* _Problem statement_
Output the line that holds "Write a component", the line that holds "import * as", and every line between them, exactly, but none of the pictures.

* _Entries shown_
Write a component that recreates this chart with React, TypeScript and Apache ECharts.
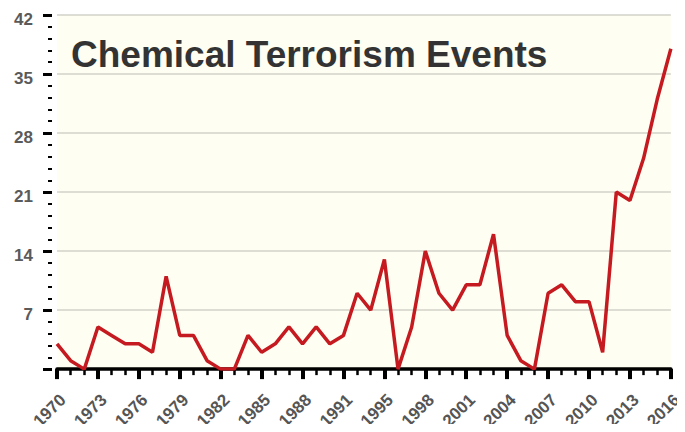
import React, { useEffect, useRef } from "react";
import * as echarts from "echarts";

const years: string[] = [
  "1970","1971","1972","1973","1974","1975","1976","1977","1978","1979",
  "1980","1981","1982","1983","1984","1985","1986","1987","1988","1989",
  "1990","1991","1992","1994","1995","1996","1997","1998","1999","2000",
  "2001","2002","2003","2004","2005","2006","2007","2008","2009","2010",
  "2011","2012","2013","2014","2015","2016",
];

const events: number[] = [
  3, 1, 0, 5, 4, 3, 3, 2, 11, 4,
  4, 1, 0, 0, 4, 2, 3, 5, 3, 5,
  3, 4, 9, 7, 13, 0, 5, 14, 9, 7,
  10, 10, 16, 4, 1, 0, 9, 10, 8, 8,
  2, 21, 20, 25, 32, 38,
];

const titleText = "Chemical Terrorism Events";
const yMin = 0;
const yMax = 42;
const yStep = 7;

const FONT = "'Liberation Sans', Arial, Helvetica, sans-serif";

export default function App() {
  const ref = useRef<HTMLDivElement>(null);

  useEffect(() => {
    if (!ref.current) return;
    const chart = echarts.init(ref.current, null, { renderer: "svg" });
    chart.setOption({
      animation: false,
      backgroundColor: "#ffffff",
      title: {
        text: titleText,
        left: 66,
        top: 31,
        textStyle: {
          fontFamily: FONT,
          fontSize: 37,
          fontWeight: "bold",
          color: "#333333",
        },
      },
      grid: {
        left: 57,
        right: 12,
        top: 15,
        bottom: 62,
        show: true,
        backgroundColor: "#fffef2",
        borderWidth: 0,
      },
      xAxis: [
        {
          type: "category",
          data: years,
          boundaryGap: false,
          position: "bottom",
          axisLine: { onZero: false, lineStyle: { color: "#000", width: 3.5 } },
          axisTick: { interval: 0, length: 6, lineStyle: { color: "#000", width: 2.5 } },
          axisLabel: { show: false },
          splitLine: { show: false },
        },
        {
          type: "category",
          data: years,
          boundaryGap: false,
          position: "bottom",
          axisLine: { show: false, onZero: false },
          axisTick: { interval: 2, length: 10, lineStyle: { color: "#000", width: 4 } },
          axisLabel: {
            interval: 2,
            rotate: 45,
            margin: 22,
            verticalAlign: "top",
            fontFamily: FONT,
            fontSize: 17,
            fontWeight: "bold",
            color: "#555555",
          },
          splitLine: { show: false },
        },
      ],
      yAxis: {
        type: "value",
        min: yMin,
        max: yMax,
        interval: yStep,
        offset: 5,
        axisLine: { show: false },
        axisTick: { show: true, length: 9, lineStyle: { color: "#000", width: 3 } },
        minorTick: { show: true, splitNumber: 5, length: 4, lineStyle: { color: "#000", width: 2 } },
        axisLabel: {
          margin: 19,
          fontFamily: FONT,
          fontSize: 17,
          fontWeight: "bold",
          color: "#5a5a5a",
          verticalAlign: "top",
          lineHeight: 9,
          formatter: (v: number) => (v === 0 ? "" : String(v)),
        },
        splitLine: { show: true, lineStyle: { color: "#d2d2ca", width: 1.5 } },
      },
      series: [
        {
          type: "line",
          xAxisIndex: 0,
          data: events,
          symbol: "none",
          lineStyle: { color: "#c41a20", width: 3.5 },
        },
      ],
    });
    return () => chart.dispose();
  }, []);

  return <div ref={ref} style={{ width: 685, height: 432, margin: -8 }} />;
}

==

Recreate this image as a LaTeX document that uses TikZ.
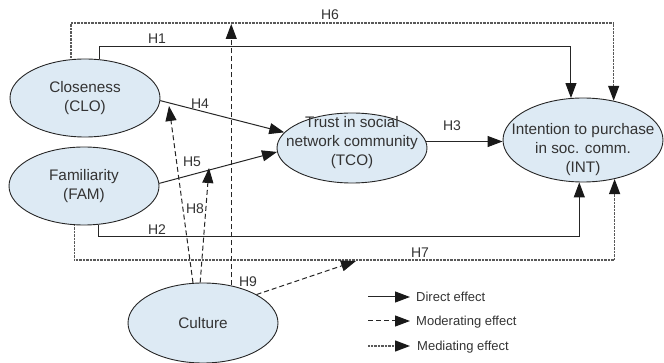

* * *

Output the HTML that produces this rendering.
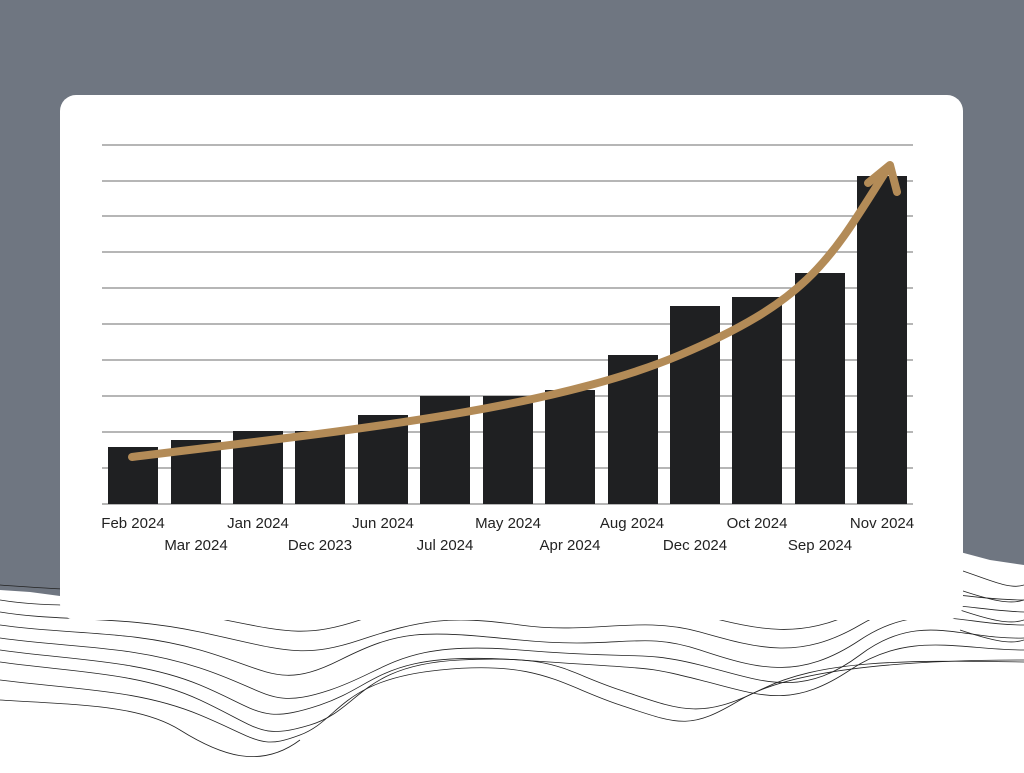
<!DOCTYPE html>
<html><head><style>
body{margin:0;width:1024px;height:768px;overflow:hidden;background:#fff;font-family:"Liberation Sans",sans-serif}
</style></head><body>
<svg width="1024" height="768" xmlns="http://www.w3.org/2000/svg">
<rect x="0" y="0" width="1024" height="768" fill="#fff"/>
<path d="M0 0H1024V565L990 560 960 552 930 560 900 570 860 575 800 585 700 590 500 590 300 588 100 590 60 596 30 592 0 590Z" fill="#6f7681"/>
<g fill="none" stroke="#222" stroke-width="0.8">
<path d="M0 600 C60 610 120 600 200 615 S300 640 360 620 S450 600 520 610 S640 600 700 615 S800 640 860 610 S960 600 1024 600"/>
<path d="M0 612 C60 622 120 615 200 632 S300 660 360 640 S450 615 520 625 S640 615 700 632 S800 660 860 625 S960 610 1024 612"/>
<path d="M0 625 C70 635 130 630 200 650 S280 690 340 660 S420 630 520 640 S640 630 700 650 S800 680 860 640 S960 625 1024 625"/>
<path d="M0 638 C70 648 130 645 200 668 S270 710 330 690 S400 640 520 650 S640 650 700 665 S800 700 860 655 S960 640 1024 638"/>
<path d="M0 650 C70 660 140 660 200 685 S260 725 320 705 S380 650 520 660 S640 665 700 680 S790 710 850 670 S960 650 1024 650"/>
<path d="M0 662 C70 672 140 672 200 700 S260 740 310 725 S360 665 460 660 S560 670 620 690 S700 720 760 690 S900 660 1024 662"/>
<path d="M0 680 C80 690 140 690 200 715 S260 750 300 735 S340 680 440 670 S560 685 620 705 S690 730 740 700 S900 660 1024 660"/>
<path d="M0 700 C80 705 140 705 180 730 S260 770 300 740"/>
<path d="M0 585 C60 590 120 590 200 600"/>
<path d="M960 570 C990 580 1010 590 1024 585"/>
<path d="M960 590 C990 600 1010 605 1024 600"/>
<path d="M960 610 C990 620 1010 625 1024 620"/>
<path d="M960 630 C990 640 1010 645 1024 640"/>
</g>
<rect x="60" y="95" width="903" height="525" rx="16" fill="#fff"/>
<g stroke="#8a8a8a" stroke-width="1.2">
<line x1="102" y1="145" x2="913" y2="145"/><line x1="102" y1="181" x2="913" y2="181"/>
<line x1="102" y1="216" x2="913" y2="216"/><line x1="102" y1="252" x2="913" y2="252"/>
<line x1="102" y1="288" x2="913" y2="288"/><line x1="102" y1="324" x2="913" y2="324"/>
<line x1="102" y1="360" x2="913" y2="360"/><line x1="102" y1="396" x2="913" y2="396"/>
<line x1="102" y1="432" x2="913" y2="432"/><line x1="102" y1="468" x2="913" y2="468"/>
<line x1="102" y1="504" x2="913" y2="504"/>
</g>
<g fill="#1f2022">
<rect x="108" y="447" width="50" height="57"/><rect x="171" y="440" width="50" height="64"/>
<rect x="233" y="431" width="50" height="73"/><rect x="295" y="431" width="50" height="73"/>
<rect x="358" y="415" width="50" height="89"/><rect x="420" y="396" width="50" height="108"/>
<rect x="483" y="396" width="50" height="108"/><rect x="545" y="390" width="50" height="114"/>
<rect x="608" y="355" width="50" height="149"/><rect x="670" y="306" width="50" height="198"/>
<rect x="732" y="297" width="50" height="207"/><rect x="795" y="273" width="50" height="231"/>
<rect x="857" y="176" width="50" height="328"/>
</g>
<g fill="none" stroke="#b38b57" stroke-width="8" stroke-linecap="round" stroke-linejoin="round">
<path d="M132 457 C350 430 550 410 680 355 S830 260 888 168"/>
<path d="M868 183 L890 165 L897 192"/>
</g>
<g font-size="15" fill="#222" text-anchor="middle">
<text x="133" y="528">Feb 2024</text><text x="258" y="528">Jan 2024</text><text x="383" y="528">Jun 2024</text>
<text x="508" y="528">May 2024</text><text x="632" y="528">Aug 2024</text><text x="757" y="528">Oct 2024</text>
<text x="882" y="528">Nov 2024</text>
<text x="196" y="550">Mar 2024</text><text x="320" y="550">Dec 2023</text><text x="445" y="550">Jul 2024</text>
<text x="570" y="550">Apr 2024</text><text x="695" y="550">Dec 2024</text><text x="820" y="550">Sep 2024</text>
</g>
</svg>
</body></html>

* _Solution for this problem_
Write a component that recreates this chart with React, TypeScript and Apache ECharts.
import React, { useEffect, useRef } from "react";
import * as echarts from "echarts";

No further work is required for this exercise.